Sederet Sentimen Ini Bakal Bikin Investor Dag-Dig-Dug-Duaar
Taufan Adharsyah, CNBC Indonesia
16 June 2019 18:02

Jakarta, CNBC Indonesia - Pekan lalu menjadi masa yang cukup indah di pasar modal dalam negeri. Ditutup di level 6.250,26 pada perdagangan hari Jumat (14/6/2019), Indeks Harga Saham Gabungan (IHSG) tercatat menguat 39 poin atau 0,62% dalam sepekan. Imbal hasil (yield) Surat Utang Negara (SUN) tenor 10 tahun juga turun dari 7,8% menjadi 7,69% dalam waktu satu minggu.

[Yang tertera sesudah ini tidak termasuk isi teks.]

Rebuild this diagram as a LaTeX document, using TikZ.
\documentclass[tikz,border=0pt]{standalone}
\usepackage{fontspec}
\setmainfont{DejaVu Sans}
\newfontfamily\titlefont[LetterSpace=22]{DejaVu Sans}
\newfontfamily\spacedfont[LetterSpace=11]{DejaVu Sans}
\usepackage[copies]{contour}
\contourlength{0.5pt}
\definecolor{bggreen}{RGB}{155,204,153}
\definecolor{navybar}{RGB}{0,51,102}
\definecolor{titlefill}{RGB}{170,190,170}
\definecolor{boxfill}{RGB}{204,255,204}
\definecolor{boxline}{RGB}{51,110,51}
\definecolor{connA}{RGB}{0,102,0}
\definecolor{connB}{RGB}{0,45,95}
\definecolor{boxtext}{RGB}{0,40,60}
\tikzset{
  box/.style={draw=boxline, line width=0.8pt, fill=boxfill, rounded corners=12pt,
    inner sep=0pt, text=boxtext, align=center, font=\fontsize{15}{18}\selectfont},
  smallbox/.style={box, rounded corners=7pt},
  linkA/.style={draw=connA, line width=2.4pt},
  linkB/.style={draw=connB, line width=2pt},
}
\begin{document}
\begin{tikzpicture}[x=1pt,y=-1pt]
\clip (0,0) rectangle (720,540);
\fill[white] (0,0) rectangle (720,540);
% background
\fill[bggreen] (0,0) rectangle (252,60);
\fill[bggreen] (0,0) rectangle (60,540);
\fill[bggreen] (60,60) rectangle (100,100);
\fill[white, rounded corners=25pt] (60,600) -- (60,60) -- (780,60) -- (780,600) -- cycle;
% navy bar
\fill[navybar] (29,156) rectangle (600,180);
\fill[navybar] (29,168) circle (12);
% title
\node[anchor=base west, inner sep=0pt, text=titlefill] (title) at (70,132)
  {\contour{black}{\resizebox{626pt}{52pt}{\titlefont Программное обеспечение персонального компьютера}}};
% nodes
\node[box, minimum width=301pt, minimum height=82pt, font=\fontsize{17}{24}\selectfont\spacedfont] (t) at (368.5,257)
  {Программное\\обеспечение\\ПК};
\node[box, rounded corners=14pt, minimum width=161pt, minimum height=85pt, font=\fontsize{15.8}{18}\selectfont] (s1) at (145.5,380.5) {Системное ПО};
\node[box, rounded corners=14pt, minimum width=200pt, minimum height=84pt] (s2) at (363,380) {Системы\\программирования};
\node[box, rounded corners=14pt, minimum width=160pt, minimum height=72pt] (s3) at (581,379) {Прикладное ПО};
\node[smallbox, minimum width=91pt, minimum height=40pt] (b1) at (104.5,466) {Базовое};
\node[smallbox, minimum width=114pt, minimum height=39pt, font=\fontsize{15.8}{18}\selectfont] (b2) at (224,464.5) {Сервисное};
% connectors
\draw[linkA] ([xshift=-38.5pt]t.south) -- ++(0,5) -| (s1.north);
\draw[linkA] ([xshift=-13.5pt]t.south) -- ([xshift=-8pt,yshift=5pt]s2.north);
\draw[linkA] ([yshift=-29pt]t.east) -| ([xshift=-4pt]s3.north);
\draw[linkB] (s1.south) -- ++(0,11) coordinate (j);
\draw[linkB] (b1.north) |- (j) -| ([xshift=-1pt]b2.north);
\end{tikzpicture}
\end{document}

Sebagai informasi, yield obligasi akan bertolak belakang dengan harga. Kala yield turun, artinya harga obligasi meningkat.
Namun itu sudah terjadi pekan lalu. Lantas bagaimana nasib pasar keuangan Indonesia pekan depan?

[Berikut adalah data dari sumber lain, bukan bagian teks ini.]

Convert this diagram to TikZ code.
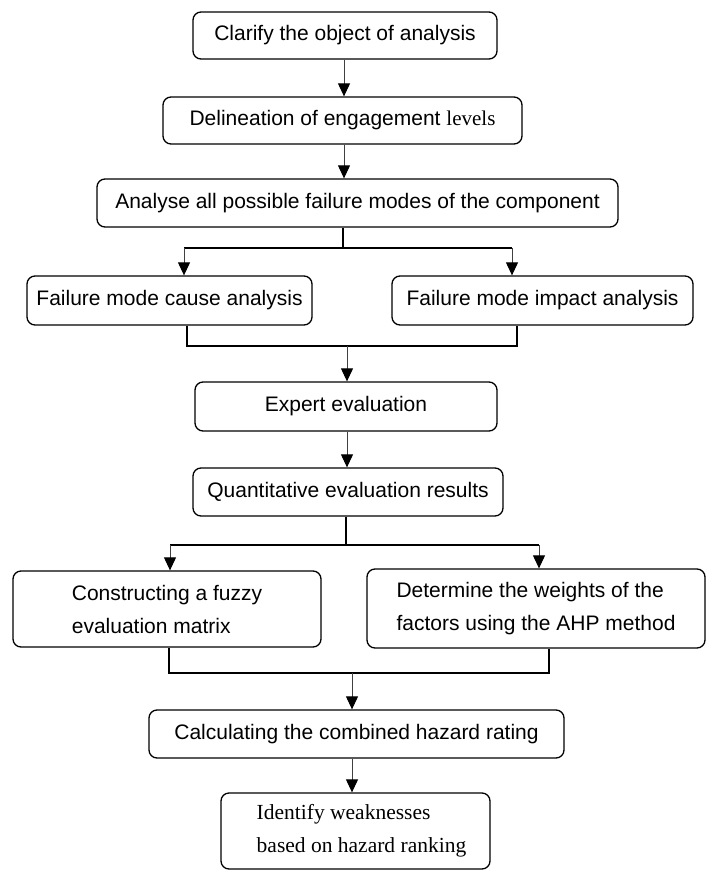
\documentclass[tikz,border=0pt]{standalone}
\usepackage{fontspec}
\setmainfont{Liberation Sans}
\newfontfamily\serifface{Liberation Serif}
\usetikzlibrary{arrows.meta}

\tikzset{
  stepbox/.style={draw=black, line width=1.3pt, rounded corners=8pt, inner sep=0pt,
    font=\fontsize{21}{33}\selectfont, align=center},
  twoline/.style={align=left},
  link/.style={draw=black, line width=1.2pt},
  flow/.style={draw=black!75, line width=1pt,
    -{Triangle[length=13pt,width=12pt,color=black]}}
}

\begin{document}
\begin{tikzpicture}[x=1pt, y=-1pt]
\useasboundingbox (0,0) rectangle (707,870);

% main column of steps
\node[stepbox, minimum width=304pt, minimum height=47pt] (b1) at (345,35.5) {Clarify the object of analysis};
\node[stepbox, minimum width=359pt, minimum height=47pt] (b2) at (342.5,120.5) {Delineation of engagement {\serifface levels}};
\node[stepbox, minimum width=521pt, minimum height=48pt] (b3) at (357.5,203) {Analyse all possible failure modes of the component};
\node[stepbox, minimum width=285pt, minimum height=49pt] (b4) at (169.5,300.5) {Failure mode cause analysis};
\node[stepbox, minimum width=301pt, minimum height=49pt] (b5) at (542.5,300.5) {Failure mode impact analysis};
\node[stepbox, minimum width=302pt, minimum height=49pt] (b6) at (346,406.5) {Expert evaluation};
\node[stepbox, minimum width=310pt, minimum height=48pt] (b7) at (348,492) {Quantitative evaluation results};
\node[stepbox, twoline, minimum width=308pt, minimum height=76pt] (b8) at (167,609) {Constructing a fuzzy\\evaluation matrix};
\node[stepbox, twoline, minimum width=338pt, minimum height=79pt] (b9) at (536,608.5) {Determine the weights of the\\factors using the AHP method};
\node[stepbox, minimum width=415pt, minimum height=48pt] (b10) at (356.5,734) {Calculating the combined hazard rating};
\node[stepbox, twoline, minimum width=269pt, minimum height=76pt, font=\serifface\fontsize{21.5}{33}\selectfont] (b11) at (355.5,831) {\hspace*{12pt}Identify weaknesses\\\hspace*{12pt}based on hazard ranking};

% trunk positions of the connectors
\coordinate (ax) at (344,0);
\coordinate (t1) at (343,248);
\coordinate (t1L) at (184,248);
\coordinate (t1R) at (512,248);
\coordinate (j1L) at (187,346);
\coordinate (j1R) at (517,346);
\coordinate (j1) at (347,346);
\coordinate (t2) at (346,545);
\coordinate (t2L) at (170,545);
\coordinate (t2R) at (539,545);
\coordinate (j2L) at (169,673);
\coordinate (j2R) at (549,673);
\coordinate (j2) at (352,673);

% straight steps
\draw[flow] (b1.south -| ax) -- (b2.north -| ax);
\draw[flow] (b2.south -| ax) -- (b3.north -| ax);

% split into cause / impact analysis
\draw[link] (b3.south -| t1) -- (t1);
\draw[link] (t1L) -- (t1R);
\draw[flow] (t1L) -- (t1L |- b4.north);
\draw[flow] (t1R) -- (t1R |- b5.north);

% merge into expert evaluation
\draw[link] (b4.south -| j1L) -- (j1L) -- (j1R) -- (b5.south -| j1R);
\draw[flow] (j1) -- (j1 |- b6.north);
\draw[flow] (b6.south -| j1) -- (b7.north -| j1);

% split into fuzzy matrix / AHP weights
\draw[link] (b7.south -| t2) -- (t2);
\draw[link] (t2L) -- (t2R);
\draw[flow] (t2L) -- (t2L |- b8.north);
\draw[flow] (t2R) -- (t2R |- b9.north);

% merge into the combined rating
\draw[link] (b8.south -| j2L) -- (j2L) -- (j2R) -- (b9.south -| j2R);
\draw[flow] (j2) -- (j2 |- b10.north);
\draw[flow] (b10.south -| j2) -- (b11.north -| j2);
\end{tikzpicture}
\end{document}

Tim Riset CNBC Indonesia mencatat, setidaknya ada beberapa sentimen utama yang sekiranya akan mempengaruhi pasar dalam lima hari perdagangan ke depan (17-21/6/2019).
Suku bunga acuan tampaknya akan menjadi isu penting yang sangat dinantikan oleh pelaku pasar. Pasalnya pada hari Kamis (20/6/2019) dini hari waktu Indonesia, Bank Sentral Amerika Serikat (AS), The Federal Reserve akan mengumumkan suku bunga acuan Federal Fund Rate (FFR) dan proyeksi perekonomian.
Sebenarnya, pelaku pasar masih meyakini bahwa The Fed akan menahan suku bunga di kisaran 2,25%-2,5% pada pengumuman Kamis besok. Mengutip CME Group, sebuah lembaga pengelola bursa derivatif terkemuka di dunia, probabilitas The Fed menahan suku bunga di rapat bulan ini mencapai 76,7%. Sementara probabilitas turun 25 basis poin hanya 23,3%.
Tapi kemungkinannya masih tetap ada.
Rilis data inflasi di AS semakin mempertebal keyakinan pelaku pasar bahwa suku bunga acuan bisa turun. Pada Mei, inflasi di Negeri Adidaya tercatat 0,1% MoM dan 1,8% year-on-year (YoY). Melambat dibandingkan laju bulan sebelumnya yaitu 0,3% MoM dan 1,9% YoY. Inflasi yang moderat menandakan aktivitas ekonomi kurang bergairah. Ini memberi ruang bagi The Fed untuk menurunkan suku bunga acuan.
Sebelumnya di awal bulan Juni, Bank Dunia juga memangkas proyeksi pertumbuhan ekonomi global sebesar 0,3 poin persentase menjadi tinggal 2,6%. Dalam kondisi perekonomian yang sedang lesu, pelonggaran kebijakan moneter (penurunan suku bunga) agaknya menjadi opsi yang masuk akal.
Sebelum pengumuman hasil rapat, data pembangunan rumah baru AS bulan Mei juga akan dibacakan pada hari Selasa (18/6/2019). Konsensus memperkirakan pembangunan rumah baru akan terkontraksi 2,4% pada bulan Mei, dibanding April. Bila pada kenyataannya lebih buruk dari itu, maka semakin banyak alasan bagi The Fed untuk menurunkan suku bunga.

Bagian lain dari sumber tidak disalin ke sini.